#### Rows
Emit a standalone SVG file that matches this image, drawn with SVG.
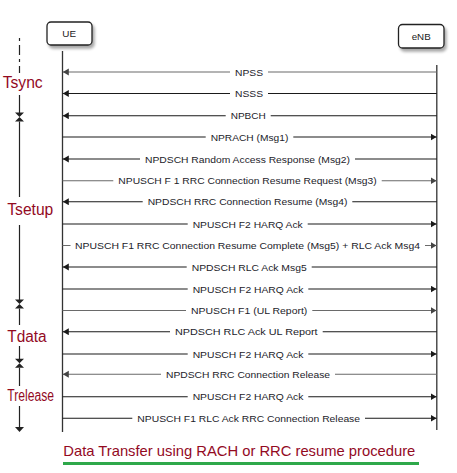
--
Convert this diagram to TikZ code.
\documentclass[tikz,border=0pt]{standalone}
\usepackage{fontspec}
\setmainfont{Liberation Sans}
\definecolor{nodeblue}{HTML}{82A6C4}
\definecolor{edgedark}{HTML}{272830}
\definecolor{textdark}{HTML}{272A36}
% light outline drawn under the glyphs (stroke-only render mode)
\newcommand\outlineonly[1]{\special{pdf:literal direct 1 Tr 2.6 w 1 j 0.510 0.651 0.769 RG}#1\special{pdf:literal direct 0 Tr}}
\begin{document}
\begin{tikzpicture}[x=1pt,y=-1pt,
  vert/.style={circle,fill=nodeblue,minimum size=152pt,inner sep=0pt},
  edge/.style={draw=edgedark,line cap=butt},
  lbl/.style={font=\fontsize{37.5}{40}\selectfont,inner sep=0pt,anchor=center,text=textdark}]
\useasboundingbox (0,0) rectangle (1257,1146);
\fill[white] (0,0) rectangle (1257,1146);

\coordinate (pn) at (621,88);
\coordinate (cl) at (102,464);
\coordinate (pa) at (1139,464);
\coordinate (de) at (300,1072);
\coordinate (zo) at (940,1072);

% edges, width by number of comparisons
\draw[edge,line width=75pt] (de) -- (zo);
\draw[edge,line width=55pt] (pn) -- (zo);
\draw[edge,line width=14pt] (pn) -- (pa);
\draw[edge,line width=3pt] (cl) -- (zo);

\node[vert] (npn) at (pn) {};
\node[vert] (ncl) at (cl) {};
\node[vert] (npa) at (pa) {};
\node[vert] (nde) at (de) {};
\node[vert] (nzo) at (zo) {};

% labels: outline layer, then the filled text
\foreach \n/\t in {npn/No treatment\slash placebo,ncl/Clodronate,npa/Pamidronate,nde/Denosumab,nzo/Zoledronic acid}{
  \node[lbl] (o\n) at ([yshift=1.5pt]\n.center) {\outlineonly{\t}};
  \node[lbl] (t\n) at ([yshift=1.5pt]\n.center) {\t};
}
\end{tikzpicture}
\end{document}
---
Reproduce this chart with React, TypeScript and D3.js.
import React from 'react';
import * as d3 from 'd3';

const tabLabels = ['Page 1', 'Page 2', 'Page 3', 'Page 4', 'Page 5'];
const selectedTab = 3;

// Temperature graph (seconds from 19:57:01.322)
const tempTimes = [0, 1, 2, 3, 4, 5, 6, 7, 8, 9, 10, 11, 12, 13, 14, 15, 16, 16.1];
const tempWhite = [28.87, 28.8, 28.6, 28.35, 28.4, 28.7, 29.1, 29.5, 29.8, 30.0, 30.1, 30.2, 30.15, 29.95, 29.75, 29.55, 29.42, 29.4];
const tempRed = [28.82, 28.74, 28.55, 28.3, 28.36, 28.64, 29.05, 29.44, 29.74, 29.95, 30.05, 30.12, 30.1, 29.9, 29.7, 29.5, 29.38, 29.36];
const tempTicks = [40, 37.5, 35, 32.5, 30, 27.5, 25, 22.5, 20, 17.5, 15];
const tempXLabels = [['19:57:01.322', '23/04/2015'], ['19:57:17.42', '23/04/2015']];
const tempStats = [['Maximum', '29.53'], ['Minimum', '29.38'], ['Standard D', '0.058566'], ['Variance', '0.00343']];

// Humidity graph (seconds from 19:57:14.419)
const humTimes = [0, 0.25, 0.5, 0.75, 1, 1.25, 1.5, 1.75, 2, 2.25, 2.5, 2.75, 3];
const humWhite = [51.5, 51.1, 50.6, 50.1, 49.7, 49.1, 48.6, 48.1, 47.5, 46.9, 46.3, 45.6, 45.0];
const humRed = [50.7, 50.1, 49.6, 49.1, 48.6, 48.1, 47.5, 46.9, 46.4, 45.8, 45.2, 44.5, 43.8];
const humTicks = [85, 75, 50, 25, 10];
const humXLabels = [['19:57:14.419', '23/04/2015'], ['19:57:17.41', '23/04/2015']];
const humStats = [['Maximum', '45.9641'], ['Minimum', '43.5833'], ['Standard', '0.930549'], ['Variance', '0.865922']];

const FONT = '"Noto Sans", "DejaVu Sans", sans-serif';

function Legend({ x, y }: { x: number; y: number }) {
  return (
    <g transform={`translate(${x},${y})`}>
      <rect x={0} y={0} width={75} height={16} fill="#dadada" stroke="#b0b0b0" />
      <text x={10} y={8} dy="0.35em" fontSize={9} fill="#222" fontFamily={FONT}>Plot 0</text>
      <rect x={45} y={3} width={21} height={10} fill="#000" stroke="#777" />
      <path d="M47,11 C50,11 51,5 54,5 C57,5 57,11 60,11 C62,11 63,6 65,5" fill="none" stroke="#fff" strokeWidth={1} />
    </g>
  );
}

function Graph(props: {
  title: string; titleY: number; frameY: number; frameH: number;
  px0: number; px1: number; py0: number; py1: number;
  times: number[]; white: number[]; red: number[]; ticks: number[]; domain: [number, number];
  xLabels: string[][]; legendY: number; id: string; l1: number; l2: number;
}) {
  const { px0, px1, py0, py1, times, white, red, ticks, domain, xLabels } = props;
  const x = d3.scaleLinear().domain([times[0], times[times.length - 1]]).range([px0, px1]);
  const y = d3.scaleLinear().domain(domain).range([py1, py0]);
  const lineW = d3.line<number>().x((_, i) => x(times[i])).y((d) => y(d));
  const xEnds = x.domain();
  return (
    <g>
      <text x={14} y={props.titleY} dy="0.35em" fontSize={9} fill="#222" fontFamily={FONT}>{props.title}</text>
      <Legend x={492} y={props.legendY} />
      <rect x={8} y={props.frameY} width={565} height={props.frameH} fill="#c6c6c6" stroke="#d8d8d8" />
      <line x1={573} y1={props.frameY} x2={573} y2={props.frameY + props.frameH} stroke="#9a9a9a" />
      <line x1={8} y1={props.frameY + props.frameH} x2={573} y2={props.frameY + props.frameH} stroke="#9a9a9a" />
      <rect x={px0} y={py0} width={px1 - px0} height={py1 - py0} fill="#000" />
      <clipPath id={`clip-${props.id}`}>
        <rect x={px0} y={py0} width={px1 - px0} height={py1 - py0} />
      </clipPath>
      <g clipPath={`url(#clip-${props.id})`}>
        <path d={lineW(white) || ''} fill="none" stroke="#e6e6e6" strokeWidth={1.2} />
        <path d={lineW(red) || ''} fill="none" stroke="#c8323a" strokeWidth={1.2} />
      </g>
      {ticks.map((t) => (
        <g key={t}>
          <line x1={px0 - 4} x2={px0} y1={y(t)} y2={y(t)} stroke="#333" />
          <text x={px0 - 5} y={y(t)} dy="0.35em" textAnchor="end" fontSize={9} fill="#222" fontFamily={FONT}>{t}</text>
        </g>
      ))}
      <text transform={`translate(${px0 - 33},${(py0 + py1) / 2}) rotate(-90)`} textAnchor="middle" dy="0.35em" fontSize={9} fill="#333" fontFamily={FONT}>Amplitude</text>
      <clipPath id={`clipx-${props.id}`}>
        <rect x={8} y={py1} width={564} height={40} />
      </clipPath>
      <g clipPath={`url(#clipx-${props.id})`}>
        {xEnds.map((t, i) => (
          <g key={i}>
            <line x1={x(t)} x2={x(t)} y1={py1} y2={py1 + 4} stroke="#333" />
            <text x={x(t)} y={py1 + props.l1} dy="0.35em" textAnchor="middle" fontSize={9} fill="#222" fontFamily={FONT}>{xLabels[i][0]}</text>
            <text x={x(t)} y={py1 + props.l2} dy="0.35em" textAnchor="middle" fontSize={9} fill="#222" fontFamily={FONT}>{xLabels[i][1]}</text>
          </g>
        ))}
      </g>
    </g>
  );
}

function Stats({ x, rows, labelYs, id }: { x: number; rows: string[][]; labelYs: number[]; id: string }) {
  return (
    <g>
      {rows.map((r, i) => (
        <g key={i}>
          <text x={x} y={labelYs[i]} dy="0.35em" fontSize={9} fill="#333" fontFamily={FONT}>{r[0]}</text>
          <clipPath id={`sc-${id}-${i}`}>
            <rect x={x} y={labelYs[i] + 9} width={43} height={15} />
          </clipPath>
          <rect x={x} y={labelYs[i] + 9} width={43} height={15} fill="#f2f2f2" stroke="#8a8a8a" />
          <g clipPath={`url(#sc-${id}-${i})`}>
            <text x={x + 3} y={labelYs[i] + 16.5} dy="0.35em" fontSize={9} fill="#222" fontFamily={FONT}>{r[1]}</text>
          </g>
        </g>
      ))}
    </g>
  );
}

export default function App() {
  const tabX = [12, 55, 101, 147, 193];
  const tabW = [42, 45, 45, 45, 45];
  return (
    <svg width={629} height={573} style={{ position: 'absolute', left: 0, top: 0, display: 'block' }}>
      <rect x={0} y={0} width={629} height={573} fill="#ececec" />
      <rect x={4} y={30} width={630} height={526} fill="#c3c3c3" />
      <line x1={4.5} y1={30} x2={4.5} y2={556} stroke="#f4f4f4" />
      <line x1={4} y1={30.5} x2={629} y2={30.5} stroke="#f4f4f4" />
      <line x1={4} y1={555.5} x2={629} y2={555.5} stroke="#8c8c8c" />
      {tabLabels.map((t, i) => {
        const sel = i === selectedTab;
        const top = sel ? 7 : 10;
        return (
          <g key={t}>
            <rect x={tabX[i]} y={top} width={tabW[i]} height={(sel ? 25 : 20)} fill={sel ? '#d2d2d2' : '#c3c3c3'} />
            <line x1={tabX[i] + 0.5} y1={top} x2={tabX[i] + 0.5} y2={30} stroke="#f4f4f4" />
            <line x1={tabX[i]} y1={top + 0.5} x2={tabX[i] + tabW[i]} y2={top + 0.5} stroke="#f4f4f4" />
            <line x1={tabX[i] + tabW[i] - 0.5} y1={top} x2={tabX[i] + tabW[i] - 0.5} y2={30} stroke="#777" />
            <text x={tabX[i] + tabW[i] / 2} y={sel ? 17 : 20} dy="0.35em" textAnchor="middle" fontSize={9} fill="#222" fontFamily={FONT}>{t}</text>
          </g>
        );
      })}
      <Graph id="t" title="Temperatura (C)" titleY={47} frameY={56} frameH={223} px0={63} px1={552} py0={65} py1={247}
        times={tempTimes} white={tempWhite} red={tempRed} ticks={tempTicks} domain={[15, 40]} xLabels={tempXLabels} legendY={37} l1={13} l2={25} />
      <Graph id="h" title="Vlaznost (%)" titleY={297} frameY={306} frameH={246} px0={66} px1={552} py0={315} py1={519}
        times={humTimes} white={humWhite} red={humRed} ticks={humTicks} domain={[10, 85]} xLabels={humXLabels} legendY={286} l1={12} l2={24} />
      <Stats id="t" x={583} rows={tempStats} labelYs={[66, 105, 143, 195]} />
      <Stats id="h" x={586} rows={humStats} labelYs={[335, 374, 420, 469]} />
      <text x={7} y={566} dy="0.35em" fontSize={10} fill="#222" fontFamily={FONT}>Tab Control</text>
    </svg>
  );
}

#### Exercise details
Go through the material and select each line with the string "drawn" in it.

#### Correct response
Emit a standalone SVG file that matches this image, drawn with SVG.
% light outline drawn under the glyphs (stroke-only render mode)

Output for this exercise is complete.